The Thayer Glacier Headwall is a very natural and aesthetic climbing route. Looking out my window at North Sister, I have scanned the face with binoculars hundreds of times eyeing the potential for ski mountaineering. The route begins just above a tarn sitting at the base of the east face. It climbs the lower portion of an hourglass through a constriction, pinching down to only a couple ski lengths wide, before reopening. Instead of continuing up the upper hourglass, the route bends to the right aiming directly toward the summit.
Last Sunday, the three to four inches of corn over a firm base made for ideal climbing and skiing conditions. With crampons on my ski boots, an ice axe in one hand, and a whippet (a ski pole with an ice axe handle) in the other hand, I climbed to the top of the Thayer Headwall. Topping out at a saddle about 50 feet below the summit between Glisan and Prouty pinnacles, I took in the full-value views of South Sister and Bachelor to the south and Jefferson and Hood to the north.
The typical approach into North Sister's east side is via Pole Creek trailhead just west of Sisters. In the winter months, skiing access is questionable at best. The snow stopped our car seven miles and about 2,000 vertical feet short of the trailhead. Not to be deterred, my friend Chris (who joined me for the approach and skied another line) and I brought skate skis to cover the initial miles on the road. There's nothing like a little Central Oregon multi-sport adventure. We strapped our alpine skis and boots to our back and skated up the road. The firm corn snow was perfect for skating. The early morning light and mountain chickadees chirping with delight caffeinated my senses. At the trailhead, we ditched the skate gear and skinned into the mountain.
After reaching the base of North, we went our separate ways, staying in radio contact. From the saddle between the two summit pinnacles, I strapped on my skis and began carving perfectly smooth and sublime corn turns down the climbing route. After meeting back up at the base of the mountain, Chris and I retraced our tracks back to the car. Following our own tracks out was an effortless task allowing my mind to wander.
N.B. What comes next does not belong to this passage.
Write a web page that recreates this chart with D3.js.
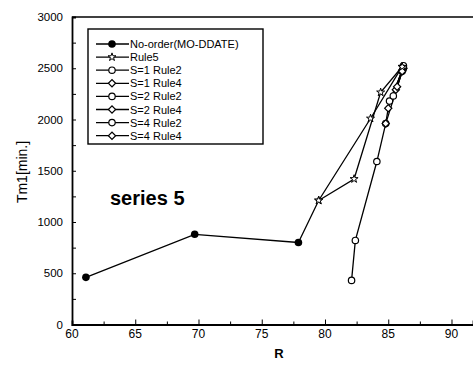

I began thinking about how life is traveling outdoors. Many of you have experienced following a faint trail to reach a wild destination. Initially the path is very clear. Suddenly you lose sight of the path and encounter a difficult stretch. You begin to second guess your decision to zig rather than zag, when suddenly the trail appears again. Everything is grand, on the straight and narrow, and you can appreciate the birds, trees, and smell of nature. Sure enough, later on, you loose track of the trail again. Now you find yourself boulder hopping or climbing hand over fist up a steep slippery slope. You know you are still heading in the right general direction, but have lost the path.
With confidence in your ability, you continue forward, always with the end goal in mind. That end goal might be to reach a secret lake to catch golden trout, to summit a mountain peak, to find the field of the elusive Edelweiss, to find that secret powder stash, or to find success and happiness. Whatever the task, with hard work and perseverance, the end destination can be reached. Then an amazing thing occurs. On the return, it is always easier to stay on the trail.
On Sunday we were able to retrace our steps on the way out, not thinking twice about route finding or getting lost. The same occurs in life. Retracing your steps and looking back through the years, the path becomes clear.